Richly illustrated grow-your-own-food recipe book out of touch

2009-12-22 00:00

Home Food from The Garden


HERE’S yet another passenger on the grow-your-own-food bandwagon of recipe books for the middle­ classes — to make them feel good about their carbon footprint and help them simplify their lives, get back to basics.

If that sounds snippy, it’s because it was meant to. Superb layout and some useful tips on planning a veggie garden aside, many of the recipes in this book from Home magazine have an extremely tenuous link to the book’s title, unless of course, you have a lot of animals­ running around outside your back door, waiting for the chop. Or fruit and nut orchards.

In her introduction, Home magazine­ food editor Sonja Jordt claims magnanimously to be helping Mother Nature by getting us to eat vegetables fresh from the Earth and herbs straight off the bush. She enjoins readers to celebrate the gifts of the seasons and learn how to cook honest and straightforward food.

Well, I can’t see the honesty in calling a meal containing 600 g of lamb neck Vegetable Soup with Barley and suggesting that the meal comes from your garden just because you’ve put five home-grown carrots in it.

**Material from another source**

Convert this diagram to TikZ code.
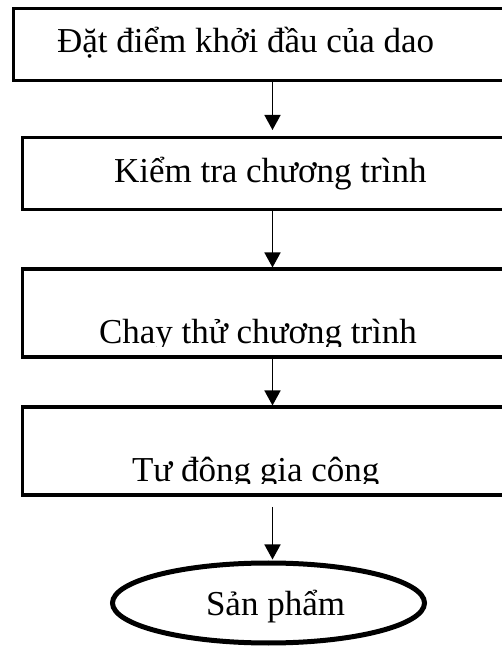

Jeez, maybe I’m just a miserable purist, or maybe my garden in Clarendon is smaller than those of everyone else in the middle classes, but where am I going to plant the apple tree to make Apple, Bacon and Blue Cheese Salad in 2015? And where will I put the almond tree, which I’m told grows to a height of six to 12 metres, so that I can make biscotti and Almond Syrup Cake from the garden. (Luckily, almond trees are suited to a Mediterranean climate ... there is a slight Cape bias to this book). So much for Home editor­ Anneke Blaise’s message that says the book is borne out of Home readers’ desire for real food that you can cultivate on a small patch outside your back door.

And what of her other claim that the main ingredients of the dishes are easily grown in your garden and found in most pantries. Call me a stickler for accuracy, but 30 ml of rosewater in the syrup of Coconut Cake with Lime and Rosewater hardly constitutes a main ingredient. And neither does a garnish of cherry tomatoes on One-dish Lamb Casserole.

The pity about my irritation levels is that many of its recipes — on their own — are fabulous. I made Butternut Soup with Coconut Milk and Tomato for friends a couple of weeks ago and it was easy and delicious, even without the chicken stock.

Butternut. Now there’s a hearty vegetable that I can grow in my garden, and I think it’s a good idea to do so. In fact, I’m in total agreement with the book’s editors who say that real quality is seasonally bound and products that are in season will always be healthier and cheaper. The book helps by classifying certain vegetables in seasonal categories.

So when it comes to stock garden favourites such as spinach, butternut, beetroot, potatoes, peas and peppers, this book comes into its own, providing some inspiring recipes­ which do justice to the vegetables­, instead of relegating them to a bit-part of garnishing, flavouring or as a sideshow to a meat dish.

Visually, the book is incredibly appealing, beautiful even, and if its disparate vision doesn’t worry you (it also gives tips on suitable wine — not homegrown — for each meal), it’s probably worth buying as a Christmas present for someone who has everything and might be tempted by the idea of turning the south-eastern flank of their estate over to a grove of olives so as to be able to produce Rack of Lamb with Rosemary and Olive Crust in four to seven years’ time when the first olive harvest can begin.